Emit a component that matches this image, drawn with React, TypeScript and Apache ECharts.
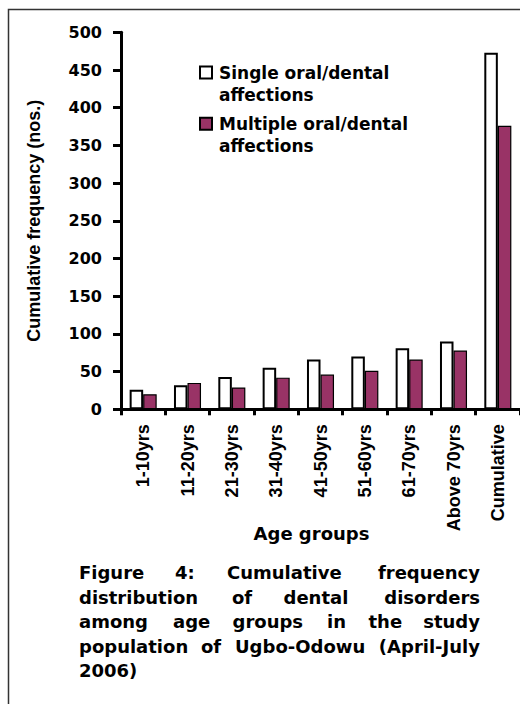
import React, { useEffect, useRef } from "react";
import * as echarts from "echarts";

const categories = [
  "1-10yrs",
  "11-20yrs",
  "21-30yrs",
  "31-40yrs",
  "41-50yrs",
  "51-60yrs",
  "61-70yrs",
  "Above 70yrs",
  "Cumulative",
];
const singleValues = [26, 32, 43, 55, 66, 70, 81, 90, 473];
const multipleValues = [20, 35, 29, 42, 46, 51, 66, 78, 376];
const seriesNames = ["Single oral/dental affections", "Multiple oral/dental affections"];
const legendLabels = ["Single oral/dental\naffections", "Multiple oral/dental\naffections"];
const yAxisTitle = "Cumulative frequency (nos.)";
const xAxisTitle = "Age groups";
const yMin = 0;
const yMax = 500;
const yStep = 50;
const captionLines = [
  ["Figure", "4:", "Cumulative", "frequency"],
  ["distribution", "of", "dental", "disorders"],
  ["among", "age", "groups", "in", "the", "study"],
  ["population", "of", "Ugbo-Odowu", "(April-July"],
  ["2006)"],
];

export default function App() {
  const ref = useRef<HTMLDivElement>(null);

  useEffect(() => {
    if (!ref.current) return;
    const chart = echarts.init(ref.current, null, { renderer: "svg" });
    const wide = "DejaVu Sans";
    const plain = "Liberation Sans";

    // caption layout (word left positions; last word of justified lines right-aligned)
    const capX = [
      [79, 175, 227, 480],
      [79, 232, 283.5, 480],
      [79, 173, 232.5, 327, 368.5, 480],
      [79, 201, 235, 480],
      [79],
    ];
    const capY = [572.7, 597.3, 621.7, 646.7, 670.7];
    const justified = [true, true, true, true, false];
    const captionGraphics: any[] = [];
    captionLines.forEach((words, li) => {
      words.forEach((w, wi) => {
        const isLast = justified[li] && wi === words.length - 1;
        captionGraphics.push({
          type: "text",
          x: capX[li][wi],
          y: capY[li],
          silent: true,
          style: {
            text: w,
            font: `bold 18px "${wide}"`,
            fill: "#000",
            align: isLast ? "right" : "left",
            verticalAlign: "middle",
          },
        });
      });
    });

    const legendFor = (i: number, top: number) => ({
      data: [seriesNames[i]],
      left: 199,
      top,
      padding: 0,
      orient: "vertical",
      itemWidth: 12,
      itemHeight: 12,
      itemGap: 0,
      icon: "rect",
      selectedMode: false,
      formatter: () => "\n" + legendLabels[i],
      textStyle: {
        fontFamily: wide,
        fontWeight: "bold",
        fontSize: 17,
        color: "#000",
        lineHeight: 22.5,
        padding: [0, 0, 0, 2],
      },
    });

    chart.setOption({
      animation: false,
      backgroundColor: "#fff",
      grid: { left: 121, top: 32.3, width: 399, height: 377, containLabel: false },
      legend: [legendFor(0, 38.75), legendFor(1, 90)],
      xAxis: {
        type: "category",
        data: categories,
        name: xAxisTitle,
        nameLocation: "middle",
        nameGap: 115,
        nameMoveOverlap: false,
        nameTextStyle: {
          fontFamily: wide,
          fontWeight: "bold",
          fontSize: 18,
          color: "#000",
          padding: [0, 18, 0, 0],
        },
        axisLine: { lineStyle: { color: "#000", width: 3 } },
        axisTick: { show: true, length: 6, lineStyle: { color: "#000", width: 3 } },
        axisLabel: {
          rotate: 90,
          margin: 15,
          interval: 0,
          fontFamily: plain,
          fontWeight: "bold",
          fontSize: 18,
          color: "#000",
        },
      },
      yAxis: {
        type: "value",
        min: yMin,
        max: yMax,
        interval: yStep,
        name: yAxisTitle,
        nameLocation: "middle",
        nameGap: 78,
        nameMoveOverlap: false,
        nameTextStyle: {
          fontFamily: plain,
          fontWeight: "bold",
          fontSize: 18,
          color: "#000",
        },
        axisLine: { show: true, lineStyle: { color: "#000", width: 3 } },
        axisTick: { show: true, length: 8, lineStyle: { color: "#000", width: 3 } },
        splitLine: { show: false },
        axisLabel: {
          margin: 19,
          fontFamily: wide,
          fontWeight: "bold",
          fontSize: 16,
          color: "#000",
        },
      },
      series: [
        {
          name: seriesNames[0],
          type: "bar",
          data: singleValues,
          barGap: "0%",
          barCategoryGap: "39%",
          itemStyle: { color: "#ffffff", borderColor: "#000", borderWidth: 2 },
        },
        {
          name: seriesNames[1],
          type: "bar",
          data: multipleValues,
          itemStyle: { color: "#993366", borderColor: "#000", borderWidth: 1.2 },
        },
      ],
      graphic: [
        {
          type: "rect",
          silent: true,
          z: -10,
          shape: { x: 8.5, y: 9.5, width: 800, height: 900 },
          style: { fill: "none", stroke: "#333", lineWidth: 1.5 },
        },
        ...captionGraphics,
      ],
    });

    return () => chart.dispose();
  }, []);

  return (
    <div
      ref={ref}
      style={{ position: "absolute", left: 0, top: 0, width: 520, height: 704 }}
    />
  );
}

AIM OF THE EXERCISE:
Each line above that holds the string "React" should be copied and shown.

ANSWER TO THIS TASK:
Emit a component that matches this image, drawn with React, TypeScript and Apache ECharts.
import React, { useEffect, useRef } from "react";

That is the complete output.